Dataset content:
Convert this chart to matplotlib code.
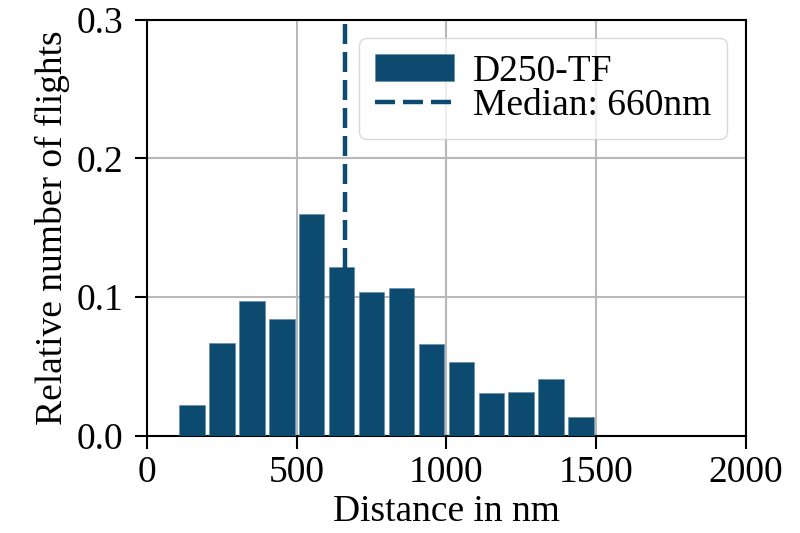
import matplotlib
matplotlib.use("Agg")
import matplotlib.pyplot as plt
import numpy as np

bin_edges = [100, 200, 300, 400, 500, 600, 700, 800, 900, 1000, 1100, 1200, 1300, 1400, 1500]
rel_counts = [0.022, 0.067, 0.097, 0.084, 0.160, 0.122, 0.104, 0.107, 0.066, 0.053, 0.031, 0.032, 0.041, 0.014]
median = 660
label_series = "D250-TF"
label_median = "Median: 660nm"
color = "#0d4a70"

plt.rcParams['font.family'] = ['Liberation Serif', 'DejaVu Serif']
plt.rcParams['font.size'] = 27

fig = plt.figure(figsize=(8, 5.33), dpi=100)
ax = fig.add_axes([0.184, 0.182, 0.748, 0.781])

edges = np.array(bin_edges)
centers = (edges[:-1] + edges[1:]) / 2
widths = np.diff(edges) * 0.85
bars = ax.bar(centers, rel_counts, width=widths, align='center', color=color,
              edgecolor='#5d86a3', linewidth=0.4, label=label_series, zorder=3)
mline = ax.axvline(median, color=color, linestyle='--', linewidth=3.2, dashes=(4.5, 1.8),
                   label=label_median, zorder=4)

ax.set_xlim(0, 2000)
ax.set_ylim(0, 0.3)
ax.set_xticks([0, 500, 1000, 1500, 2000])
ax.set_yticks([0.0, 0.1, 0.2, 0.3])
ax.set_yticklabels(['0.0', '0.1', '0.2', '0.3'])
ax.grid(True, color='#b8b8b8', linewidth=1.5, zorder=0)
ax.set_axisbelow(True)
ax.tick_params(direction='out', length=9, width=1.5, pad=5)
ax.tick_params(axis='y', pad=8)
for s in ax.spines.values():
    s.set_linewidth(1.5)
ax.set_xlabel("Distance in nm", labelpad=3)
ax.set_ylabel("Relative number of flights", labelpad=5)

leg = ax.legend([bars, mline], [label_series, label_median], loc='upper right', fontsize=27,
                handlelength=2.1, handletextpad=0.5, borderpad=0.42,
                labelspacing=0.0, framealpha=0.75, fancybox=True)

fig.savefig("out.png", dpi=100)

--

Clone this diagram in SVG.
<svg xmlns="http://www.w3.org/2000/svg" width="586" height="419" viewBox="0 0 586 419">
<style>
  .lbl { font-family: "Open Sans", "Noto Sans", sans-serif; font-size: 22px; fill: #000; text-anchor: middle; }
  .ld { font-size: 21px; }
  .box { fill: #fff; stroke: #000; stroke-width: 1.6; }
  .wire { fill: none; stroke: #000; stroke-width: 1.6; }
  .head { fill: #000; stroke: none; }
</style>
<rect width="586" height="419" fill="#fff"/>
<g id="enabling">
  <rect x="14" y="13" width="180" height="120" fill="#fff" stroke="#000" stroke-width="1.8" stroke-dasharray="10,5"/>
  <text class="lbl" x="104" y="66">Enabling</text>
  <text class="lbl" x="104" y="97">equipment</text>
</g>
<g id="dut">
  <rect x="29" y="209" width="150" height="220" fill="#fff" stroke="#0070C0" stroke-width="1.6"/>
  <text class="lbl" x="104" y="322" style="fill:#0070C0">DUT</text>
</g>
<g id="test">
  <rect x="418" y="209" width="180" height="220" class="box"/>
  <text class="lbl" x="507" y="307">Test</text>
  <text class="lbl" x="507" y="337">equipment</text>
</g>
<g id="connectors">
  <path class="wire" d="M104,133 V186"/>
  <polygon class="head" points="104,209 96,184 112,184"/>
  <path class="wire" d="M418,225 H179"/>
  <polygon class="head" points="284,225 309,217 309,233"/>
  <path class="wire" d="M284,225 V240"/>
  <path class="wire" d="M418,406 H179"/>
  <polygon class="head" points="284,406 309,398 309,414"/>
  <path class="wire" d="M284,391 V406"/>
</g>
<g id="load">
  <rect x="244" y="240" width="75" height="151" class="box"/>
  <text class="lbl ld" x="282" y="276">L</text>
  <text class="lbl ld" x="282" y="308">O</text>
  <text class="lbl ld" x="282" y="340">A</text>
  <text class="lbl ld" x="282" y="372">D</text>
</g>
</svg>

Exercise aim:
Your task is to retype exactly the lines from the one containing "Convert this chart to matplotlib code." through the one containing "label=label_median, zorder=4)", leaving every picture out.

Result of this task:
Convert this chart to matplotlib code.
import matplotlib
matplotlib.use("Agg")
import matplotlib.pyplot as plt
import numpy as np

bin_edges = [100, 200, 300, 400, 500, 600, 700, 800, 900, 1000, 1100, 1200, 1300, 1400, 1500]
rel_counts = [0.022, 0.067, 0.097, 0.084, 0.160, 0.122, 0.104, 0.107, 0.066, 0.053, 0.031, 0.032, 0.041, 0.014]
median = 660
label_series = "D250-TF"
label_median = "Median: 660nm"
color = "#0d4a70"

plt.rcParams['font.family'] = ['Liberation Serif', 'DejaVu Serif']
plt.rcParams['font.size'] = 27

fig = plt.figure(figsize=(8, 5.33), dpi=100)
ax = fig.add_axes([0.184, 0.182, 0.748, 0.781])

edges = np.array(bin_edges)
centers = (edges[:-1] + edges[1:]) / 2
widths = np.diff(edges) * 0.85
bars = ax.bar(centers, rel_counts, width=widths, align='center', color=color,
              edgecolor='#5d86a3', linewidth=0.4, label=label_series, zorder=3)
mline = ax.axvline(median, color=color, linestyle='--', linewidth=3.2, dashes=(4.5, 1.8),
                   label=label_median, zorder=4)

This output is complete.